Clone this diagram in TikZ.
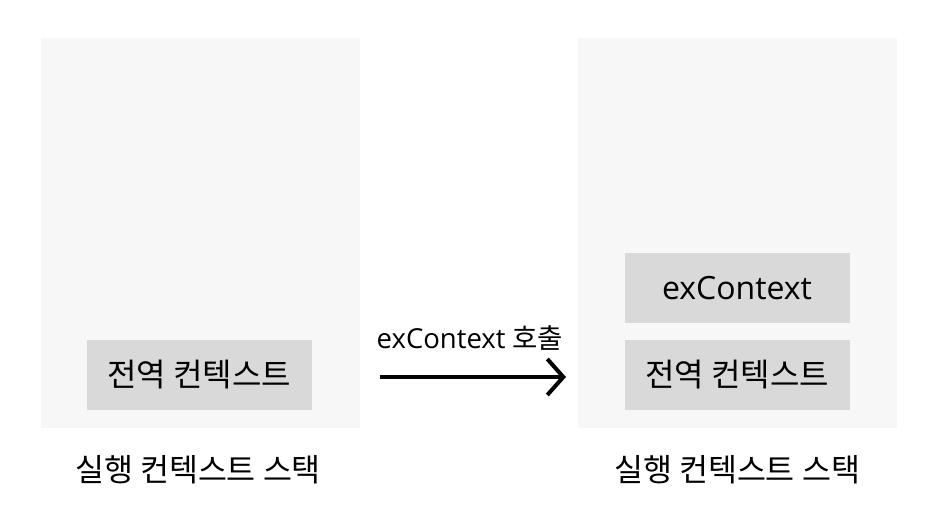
\documentclass[tikz,border=0pt]{standalone}
\usepackage{fontspec}
\setmainfont{Open Sans}
\newfontfamily\cjk{Noto Sans CJK KR}
\usetikzlibrary{arrows.meta}
\definecolor{stackbg}{HTML}{F7F7F7}
\definecolor{ctxgray}{HTML}{D9D9D9}
\tikzset{ctx/.style={fill=ctxgray,minimum width=225pt,minimum height=70pt,inner sep=0pt,font=\fontsize{32}{38}\selectfont}}
\begin{document}
\begin{tikzpicture}[x=1pt,y=-1pt]
\useasboundingbox (0,0) rectangle (936,528);
\fill[stackbg] (41,38) rectangle (360,428);
\fill[stackbg] (578,38) rectangle (897,428);
\node[ctx] (g1) at (199,375) {\cjk 전역 컨텍스트};
\node[ctx] (ex) at (737,288) {exContext};
\node[ctx] (g2) at (737,375) {\cjk 전역 컨텍스트};
\node[font=\fontsize{31.5}{38}\selectfont] (s1) at (198,470) {\cjk 실행 컨텍스트 스택};
\node[font=\fontsize{31.5}{38}\selectfont] (s2) at (737,470) {\cjk 실행 컨텍스트 스택};
\coordinate (a) at (380,377);
\coordinate (b) at (566,377);
\draw[line width=4pt,-{Straight Barb[length=16pt,width=36pt]}] (a) -- (b);
\node[font=\fontsize{27.5}{32}\selectfont] (call) at (470,338) {exContext {\cjk 호출}};
\end{tikzpicture}
\end{document}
━━━━━━━━━━━━━━━━━━━━━━━━━━━━━━
Reproduce the whole listing word for word, setting aside any pictures.

Clone this diagram in TikZ.
\documentclass[tikz,border=0pt]{standalone}
\usepackage{fontspec}
\setmainfont{Open Sans}
\newfontfamily\cjk{Noto Sans CJK KR}
\usetikzlibrary{arrows.meta}
\definecolor{stackbg}{HTML}{F7F7F7}
\definecolor{ctxgray}{HTML}{D9D9D9}
\tikzset{ctx/.style={fill=ctxgray,minimum width=225pt,minimum height=70pt,inner sep=0pt,font=\fontsize{32}{38}\selectfont}}
\begin{document}
\begin{tikzpicture}[x=1pt,y=-1pt]
\useasboundingbox (0,0) rectangle (936,528);
\fill[stackbg] (41,38) rectangle (360,428);
\fill[stackbg] (578,38) rectangle (897,428);
\node[ctx] (g1) at (199,375) {\cjk 전역 컨텍스트};
\node[ctx] (ex) at (737,288) {exContext};
\node[ctx] (g2) at (737,375) {\cjk 전역 컨텍스트};
\node[font=\fontsize{31.5}{38}\selectfont] (s1) at (198,470) {\cjk 실행 컨텍스트 스택};
\node[font=\fontsize{31.5}{38}\selectfont] (s2) at (737,470) {\cjk 실행 컨텍스트 스택};
\coordinate (a) at (380,377);
\coordinate (b) at (566,377);
\draw[line width=4pt,-{Straight Barb[length=16pt,width=36pt]}] (a) -- (b);
\node[font=\fontsize{27.5}{32}\selectfont] (call) at (470,338) {exContext {\cjk 호출}};
\end{tikzpicture}
\end{document}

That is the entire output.